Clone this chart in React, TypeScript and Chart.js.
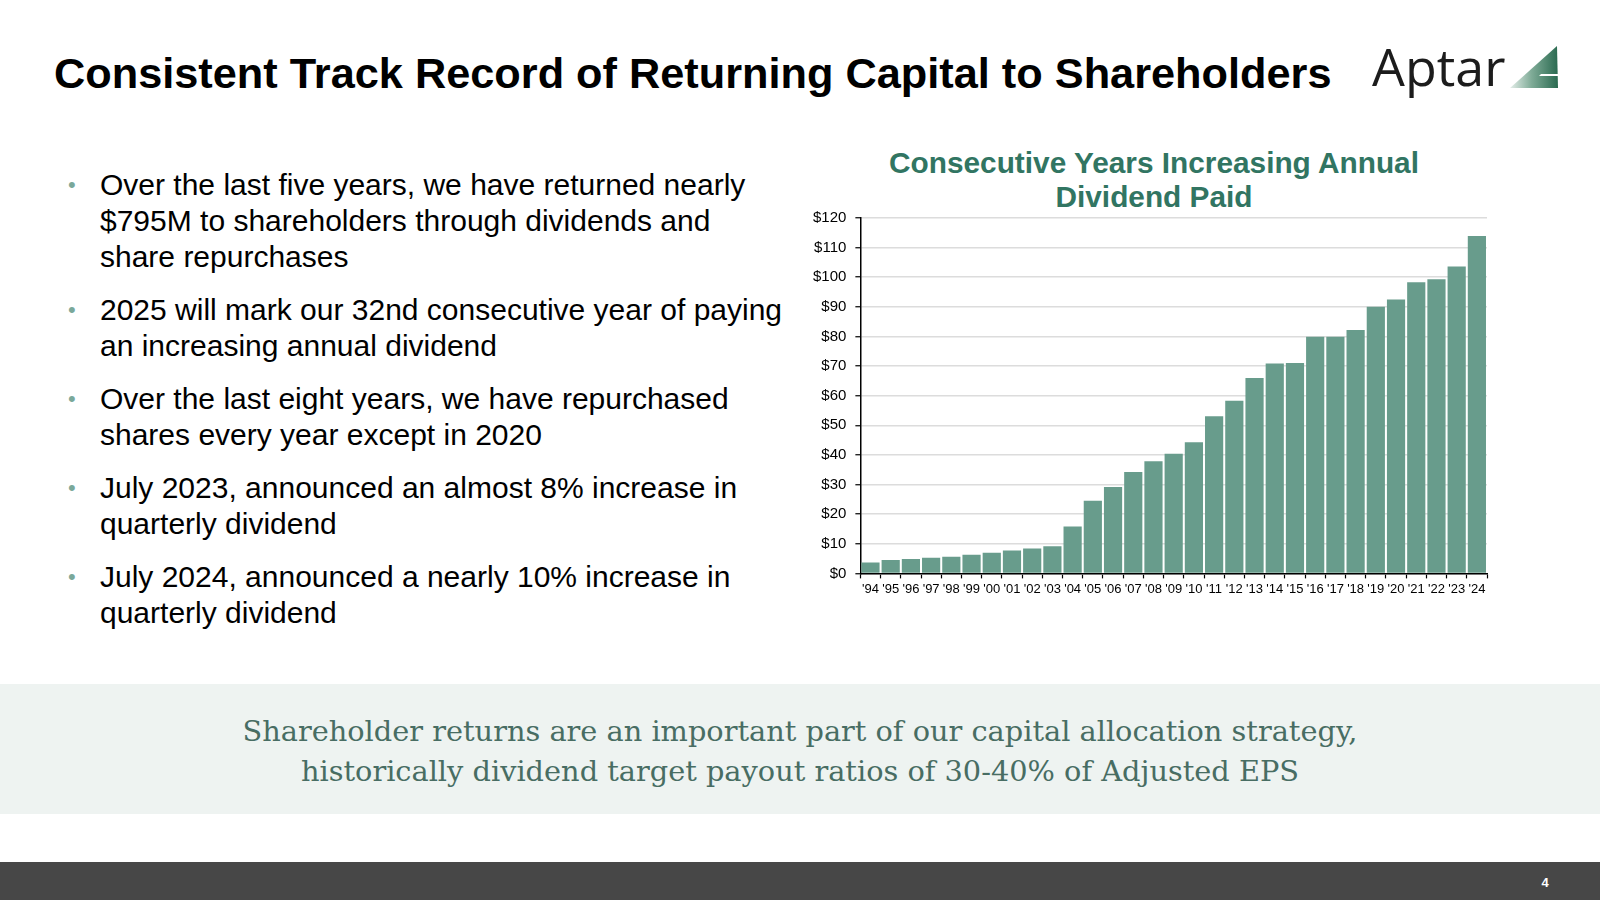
import React, { useEffect, useRef } from "react";
import { Chart, registerables } from "chart.js";

Chart.register(...registerables);

const years = ["'94", "'95", "'96", "'97", "'98", "'99", "'00", "'01", "'02", "'03", "'04", "'05", "'06", "'07", "'08", "'09", "'10", "'11", "'12", "'13", "'14", "'15", "'16", "'17", "'18", "'19", "'20", "'21", "'22", "'23", "'24"];
const dividendsPaid = [3.7, 4.5, 4.9, 5.3, 5.6, 6.3, 7.0, 7.7, 8.4, 9.2, 15.8, 24.5, 29.2, 34.2, 37.9, 40.4, 44.3, 53.1, 58.3, 66.0, 70.9, 71.0, 79.9, 79.9, 82.2, 90.0, 92.5, 98.3, 99.3, 103.6, 113.9];
const yTickMin = 0;
const yTickMax = 120;
const yTickStep = 10;
const chartTitle = ["Consecutive Years Increasing Annual", "Dividend Paid"];

const bullets: string[][] = [
  ["Over the last five years, we have returned nearly", "$795M to shareholders through dividends and", "share repurchases"],
  ["2025 will mark our 32nd consecutive year of paying", "an increasing annual dividend"],
  ["Over the last eight years, we have repurchased", "shares every year except in 2020"],
  ["July 2023, announced an almost 8% increase in", "quarterly dividend"],
  ["July 2024, announced a nearly 10% increase in", "quarterly dividend"],
];

const bandLines = [
  "Shareholder returns are an important part of our capital allocation strategy,",
  "historically dividend target payout ratios of 30-40% of Adjusted EPS",
];

const SANS = "'Liberation Sans', Arial, Helvetica, sans-serif";

function DividendChart() {
  const ref = useRef<HTMLCanvasElement | null>(null);
  useEffect(() => {
    if (!ref.current) return;
    const chart = new Chart(ref.current, {
      type: "bar",
      data: {
        labels: years,
        datasets: [
          {
            data: dividendsPaid,
            backgroundColor: "#689c8c",
            borderWidth: 0,
            categoryPercentage: 1,
            barPercentage: 0.9,
          },
        ],
      },
      options: {
        animation: false,
        responsive: false,
        devicePixelRatio: 1,
        layout: { padding: { left: 14, right: 10, top: 13, bottom: 3 } },
        plugins: {
          legend: { display: false },
          tooltip: { enabled: false },
          title: { display: false },
        },
        scales: {
          x: {
            border: { display: true, color: "#000", width: 1.5 },
            grid: { drawOnChartArea: false, drawTicks: true, tickColor: "#000", tickLength: 5, tickWidth: 1.2 },
            ticks: {
              color: "#000",
              font: { family: SANS, size: 13 },
              autoSkip: false,
              maxRotation: 0,
              minRotation: 0,
              padding: 3,
            },
          },
          y: {
            min: yTickMin,
            max: yTickMax,
            border: { display: true, color: "#000", width: 1.5 },
            grid: { color: "#dcdcdc", lineWidth: 1.5, tickColor: "#000", tickLength: 5, tickWidth: 1.2 },
            ticks: {
              stepSize: yTickStep,
              color: "#000",
              font: { family: SANS, size: 15 },
              padding: 9,
              callback: (v: any) => "$" + v,
            },
          },
        },
      },
    });
    return () => chart.destroy();
  }, []);
  return (
    <canvas
      ref={ref}
      width={707}
      height={403}
      style={{ position: "absolute", left: 790, top: 200, width: 707, height: 403 }}
    />
  );
}

export default function App() {
  return (
    <div
      style={{
        position: "fixed",
        left: 0,
        top: 0,
        width: 1600,
        height: 900,
        background: "#fff",
        overflow: "hidden",
        fontFamily: SANS,
      }}
    >
      <div
        style={{
          position: "absolute",
          left: 54,
          top: 48,
          height: 50,
          lineHeight: "50px",
          fontSize: 43.3,
          fontWeight: "bold",
          color: "#000",
          whiteSpace: "nowrap",
        }}
      >
        Consistent Track Record of Returning Capital to Shareholders
      </div>

      <div
        style={{
          position: "absolute",
          left: 1372,
          top: 40,
          fontFamily: "'Open Sans', sans-serif",
          fontSize: 52,
          lineHeight: "52px",
          color: "#1c1c1c",
          whiteSpace: "nowrap",
        }}
      >
        Aptar
      </div>
      <svg style={{ position: "absolute", left: 1507, top: 44 }} width={54} height={48} viewBox="0 0 54 48">
        <defs>
          <linearGradient id="aptg" x1="0" y1="0" x2="1" y2="0">
            <stop offset="0" stopColor="#e4eee9" />
            <stop offset="0.45" stopColor="#7fab97" />
            <stop offset="1" stopColor="#2a6a50" />
          </linearGradient>
        </defs>
        <polygon points="50,2 3,44 51,44" fill="url(#aptg)" />
        <polygon points="34,30 52,30 52,32 32,32" fill="#fff" />
      </svg>

      <div style={{ position: "absolute", left: 68, top: 167, width: 720 }}>
        {bullets.map((lines, i) => (
          <div key={i} style={{ position: "relative", marginBottom: 17, paddingLeft: 32 }}>
            <span
              style={{
                position: "absolute",
                left: 0,
                top: 0,
                lineHeight: "36px",
                fontSize: 22,
                color: "#7aa89a",
              }}
            >
              •
            </span>
            {lines.map((l, j) => (
              <div key={j} style={{ fontSize: 30, lineHeight: "36px", color: "#000", whiteSpace: "nowrap" }}>
                {l}
              </div>
            ))}
          </div>
        ))}
      </div>

      <div
        style={{
          position: "absolute",
          left: 854,
          width: 600,
          top: 146,
          textAlign: "center",
          fontSize: 29.8,
          lineHeight: "34px",
          fontWeight: "bold",
          color: "#317562",
        }}
      >
        {chartTitle.map((t, i) => (
          <div key={i} style={{ whiteSpace: "nowrap" }}>
            {t}
          </div>
        ))}
      </div>

      <DividendChart />

      <div
        style={{
          position: "absolute",
          left: 0,
          top: 684,
          width: 1600,
          height: 130,
          background: "#eef3f1",
        }}
      >
        <div style={{ position: "absolute", left: 0, width: 1600, top: 26.5, textAlign: "center" }}>
          {bandLines.map((l, i) => (
            <div
              key={i}
              style={{
                fontFamily: "'DejaVu Serif', Georgia, serif",
                fontSize: 28.8,
                lineHeight: "40px",
                color: "#486d63",
                whiteSpace: "nowrap",
              }}
            >
              {l}
            </div>
          ))}
        </div>
      </div>

      <div
        style={{
          position: "absolute",
          left: 0,
          top: 862,
          width: 1600,
          height: 38,
          background: "#474747",
        }}
      >
        <div
          style={{
            position: "absolute",
            left: 1535,
            width: 20,
            top: 2,
            height: 38,
            lineHeight: "38px",
            textAlign: "center",
            color: "#fff",
            fontWeight: "bold",
            fontSize: 13,
          }}
        >
          4
        </div>
      </div>
    </div>
  );
}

++++++

* WHAT YOU ARE ASKED TO DO
Of the lines in the data, how many contain the word "React"? Provide the number and nothing further.

* SOLUTION TO THE PROBLEM
2